メンバーは連日、近隣市町の企業などで夕方まで働いた後、練習場に向かう。体力的にしんどいときもあるというが、埼玉県出身の白崎みなみ主将(26)は「周りの支えや環境がとてもよくて、温かい。結果で返したい」と笑みを見せる。
市川町は5月にイーグレッツと連携協定を結び、同校を練習拠点として提供。チームは複数の会場を転々とせずに済み、腰を据えて打ち込めるようになった。
■福崎町で共同生活
チームは2013年に発足し、昨春にAC播磨イーグレッツから改称。Wリーグに次ぐ社会人の地域リーグで活動してきた。
前身チーム創設時から携わる岡田隆人さん(62)=市川町=が代表を務め、観賞魚用飼料メーカーで国内トップシェアのキョーリンフード工業(姫路市)などが主なスポンサー。Wリーグは昨年6月、資金や選手雇用などの面でチームを長期運営できる見通しが立ったとして、加盟を認めた。
選手は15人。白崎主将や、西アフリカ・マリ出身で身長195センチのアディアウイアコエ・ラリヤ・ババ・アーメド(20)らに加え、リーグ参戦決定後に8選手が入団した。従来メンバーを含め兵庫県出身者はいないが、福崎町内で共同生活を送り、地域にとけ込む。
そんな選手たちを後押ししようとスポンサーも増え、今では40以上に。神河町の建築・不動産会社「タテイワ」は選手寮として、自社物件を安価で貸している。
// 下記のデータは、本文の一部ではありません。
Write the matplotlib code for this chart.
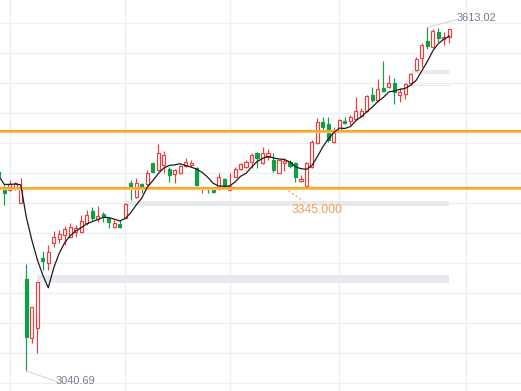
import matplotlib
matplotlib.use('Agg')
import matplotlib.pyplot as plt
import pandas as pd

# ---- data (index = trading day) ----
opens = [3372.1, 3343.8, 3342.1, 3343.3, 3320.5, 3193.8, 3095.5, 3112.1, 3228.8, 3220.5,
         3253.8, 3260.5, 3267.1, 3263.8, 3272.1, 3272.6, 3287.1, 3307.6, 3294.3, 3302.1,
         3296.0, 3281.0, 3285.5, 3296.0, 3354.3, 3331.0, 3352.1, 3352.1, 3386.6, 3375.5,
         3383.8, 3376.6, 3368.8, 3371.0, 3382.1, 3383.3, 3378.3, 3343.3, 3346.6, 3345.0,
         3343.3, 3360.5, 3342.1, 3364.3, 3376.6, 3381.0, 3389.3, 3404.3, 3386.6, 3396.6,
         3392.1, 3370.0, 3386.6, 3388.8, 3386.6, 3357.1, 3348.8, 3381.0, 3420.0, 3456.0,
         3452.1, 3422.6, 3439.3, 3457.6, 3457.1, 3461.0, 3465.5, 3474.3, 3500.5, 3492.1,
         3511.6, 3513.3, 3520.0, 3500.5, 3502.1, 3520.0, 3542.1, 3561.6, 3590.5, 3580.0,
         3605.0, 3593.3, 3597.6]
highs = [3374.3, 3350.5, 3358.8, 3356.0, 3362.1, 3218.8, 3147.1, 3188.8, 3241.0, 3250.5,
         3273.8, 3275.5, 3282.1, 3287.6, 3283.8, 3300.5, 3308.8, 3314.3, 3315.5, 3306.0,
         3297.6, 3292.1, 3292.1, 3320.0, 3358.8, 3361.6, 3354.3, 3375.5, 3387.6, 3418.8,
         3407.6, 3380.0, 3376.6, 3383.8, 3395.0, 3392.1, 3381.0, 3347.6, 3347.6, 3347.6,
         3370.0, 3361.6, 3370.0, 3380.0, 3387.6, 3392.1, 3403.3, 3406.0, 3414.3, 3410.0,
         3403.3, 3392.1, 3395.0, 3392.1, 3389.3, 3367.1, 3389.3, 3425.5, 3461.6, 3463.3,
         3464.3, 3446.6, 3460.0, 3463.8, 3467.1, 3497.6, 3478.3, 3500.5, 3513.3, 3527.1,
         3557.1, 3533.8, 3528.3, 3511.6, 3520.0, 3536.6, 3563.3, 3586.6, 3613.02, 3610.0,
         3611.6, 3606.0, 3611.0]
lows = [3362.1, 3317.1, 3340.5, 3342.1, 3320.5, 3040.69, 3087.1, 3070.5, 3208.8, 3208.8,
        3247.1, 3253.8, 3250.5, 3261.6, 3263.3, 3270.0, 3283.8, 3292.1, 3289.3, 3289.3,
        3279.3, 3278.3, 3278.3, 3295.0, 3325.5, 3328.3, 3336.6, 3350.5, 3371.0, 3374.3,
        3370.0, 3356.0, 3354.3, 3368.8, 3381.0, 3381.0, 3348.8, 3336.6, 3336.6, 3336.6,
        3342.1, 3347.6, 3342.1, 3364.3, 3375.5, 3378.3, 3378.3, 3378.3, 3385.5, 3392.1,
        3372.6, 3370.0, 3374.3, 3378.8, 3356.0, 3356.0, 3348.8, 3378.3, 3418.8, 3439.3,
        3422.6, 3421.0, 3438.3, 3452.1, 3450.5, 3460.5, 3463.3, 3472.6, 3489.3, 3489.3,
        3506.0, 3511.6, 3485.5, 3489.3, 3493.3, 3517.1, 3541.0, 3547.6, 3576.6, 3578.3,
        3589.3, 3583.8, 3586.6]
closes = [3365.5, 3337.1, 3352.1, 3353.3, 3345.5, 3097.1, 3147.1, 3188.8, 3223.8, 3238.8,
          3263.8, 3268.8, 3277.1, 3281.0, 3278.8, 3291.0, 3300.5, 3295.5, 3298.8, 3297.1,
          3289.3, 3287.6, 3280.0, 3318.3, 3345.0, 3354.3, 3343.8, 3371.0, 3372.6, 3404.3,
          3400.5, 3367.1, 3375.5, 3382.1, 3389.3, 3387.6, 3350.5, 3347.6, 3343.3, 3338.3,
          3364.3, 3348.8, 3349.3, 3376.6, 3385.5, 3389.3, 3400.5, 3395.0, 3403.3, 3403.3,
          3375.5, 3392.1, 3390.5, 3382.1, 3363.3, 3360.5, 3386.6, 3422.6, 3456.0, 3446.6,
          3425.5, 3439.3, 3458.8, 3453.3, 3463.0, 3473.8, 3473.8, 3498.8, 3492.1, 3510.0,
          3507.6, 3520.0, 3506.0, 3505.5, 3518.8, 3535.5, 3560.5, 3583.8, 3582.6, 3607.6,
          3596.0, 3597.6, 3610.0]

support_levels = [3440.0, 3345.0]
level_label = "3345.000"
high_label = "3613.02"
low_label = "3040.69"
# gap zones: (start index, end index, low price, high price)
gap_zones = [(7, 82, 3187.6, 3200.5), (23, 82, 3315.5, 3324.3), (75, 82, 3535.5, 3542.1)]
gap_lines = [(75, 82, 3517.0)]
month_ticks = [2, 23, 42, 62, 85]
price_grid = [3020, 3070, 3120, 3170, 3220, 3270, 3320, 3370, 3420, 3470, 3520, 3570, 3620]

RED = '#ef3b3b'
GREEN = '#0e9f47'
ORANGE = '#f7a11a'

fig = plt.figure(figsize=(5.21, 3.91), dpi=100)
ax = fig.add_axes([0, 0, 1, 1])
ax.set_xlim(0.218, 95.05)
ax.set_ylim(3007.1, 3658.8)
for s in ax.spines.values():
    s.set_visible(False)
ax.set_xticks(month_ticks)
ax.set_yticks(price_grid)
ax.tick_params(length=0, labelbottom=False, labelleft=False)
ax.grid(True, color='#eceff3', lw=0.9, zorder=0)
ax.set_axisbelow(True)

# gap zones
for s, e, lo, hi in gap_zones:
    ax.fill_between([s, e], lo, hi, color='#e6e9ee', lw=0, zorder=1)
for s, e, p in gap_lines:
    ax.plot([s, e], [p, p], color='#e3e6eb', lw=0.8, zorder=1)

# candles
idx = list(range(len(closes)))
wcol = [RED if c >= o else GREEN for o, c in zip(opens, closes)]
ax.vlines(idx, lows, highs, colors=wcol, lw=0.85, zorder=2)
for i, (o, c) in enumerate(zip(opens, closes)):
    lo = min(o, c)
    h = max(abs(c - o), 0.9)
    if c >= o:
        ax.bar(i, h, bottom=lo, width=0.56, facecolor='white', edgecolor=RED, lw=0.85, zorder=3)
    else:
        ax.bar(i, h, bottom=lo, width=0.56, facecolor=GREEN, edgecolor=GREEN, lw=0.85, zorder=3)

# support / resistance lines
for lvl in support_levels:
    ax.axhline(lvl, color='#fbc56a', lw=2.3, zorder=4)
    ax.axhline(lvl, color=ORANGE, lw=1.1, zorder=4)

# moving average
ma5 = pd.Series(closes).rolling(5, min_periods=1).mean()
ax.plot(idx, ma5, color='#1c1c1c', lw=0.9, zorder=5)

# annotations
hi_i = highs.index(max(highs))
lo_i = lows.index(min(lows))
ax.plot([hi_i, 83.2], [highs[hi_i], 3625.5], color='#d3d7dd', lw=0.8, zorder=5)
ax.text(83.4, 3628.8, high_label, fontsize=7.9, color='#737c88',
        family='Liberation Sans', ha='left', va='center', zorder=6)
ax.plot([lo_i, 10.2], [lows[lo_i], 3023.8], color='#d3d7dd', lw=0.8, zorder=5)
ax.text(10.4, 3024.6, low_label, fontsize=7.9, color='#737c88',
        family='Liberation Sans', ha='left', va='center', zorder=6)
ax.plot([52.1, 55.4], [support_levels[1], 3323.9], color='#f5a04a', lw=0.9,
        ls=(0, (1.5, 2)), zorder=5)
ax.text(53.3, 3308.0, level_label, fontsize=8.7, color='#f7a04c',
        family='Liberation Sans', ha='left', va='center', zorder=6)

fig.savefig('out.png', dpi=100)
立岩保社長(70)が岡田さんと旧知である縁で、支援を始めた。今ではイーグレッツの練習を連日見学するほどのファンで「選手の頑張りを見ると、若返る。Wリーグ入りがかなってすごくうれしい」と喜ぶ。
選手の雇用先も広がっている。朝来市のプラスチック加工会社「M-TEC」には白崎主将、須永麻美(23)、樋口栞帆(23)の3選手が勤め、検品作業などに携わる。
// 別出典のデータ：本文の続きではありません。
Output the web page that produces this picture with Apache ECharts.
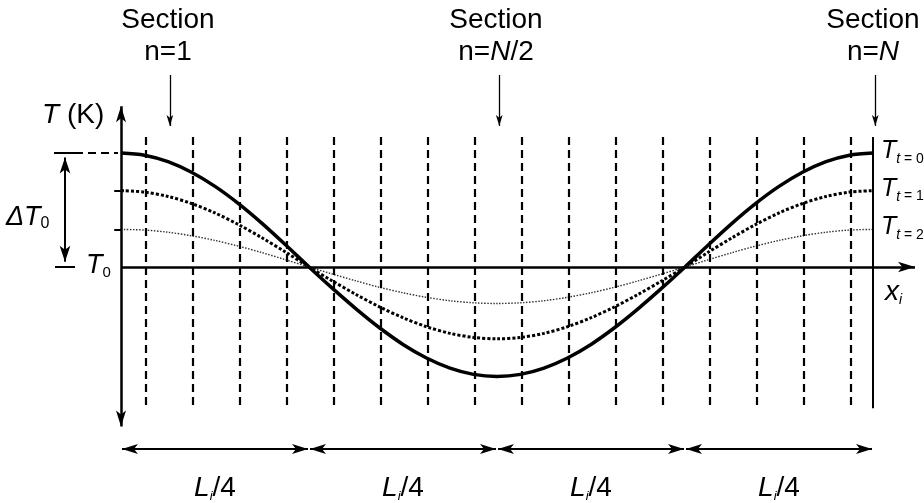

昼休憩などの短時間でもシュート練習ができるようにと、工場内にはバスケットゴールも設けられた。須永は「練習がオフの日など体を動かしたいときに使っている」と感謝。同僚との交流の場にもなっている。
■兵庫県内 今季は12試合
イーグレッツの開幕戦は10月22日、新潟県阿賀野市の水原総合体育館であり、昨季13位の新潟アルビレックスBBラビッツと対戦。レギュラーシーズン26試合に臨み、うち12試合は兵庫県内で行われる。12月10日には初の県内試合が姫路市のヴィクトリーナ・ウインク体育館で開催。8位までに入れば、4月のプレーオフに進む。
東京五輪「銀」メンバーを複数擁する富士通レッドウェーブなど、強豪が待ち受ける中「チャレンジャーとしてどこまで通用するか」と樋口。須永は「関西唯一のチームで、興味を持ってくれる人もいる。『応援したい』と思われるチームになりたい」と船出を待つ。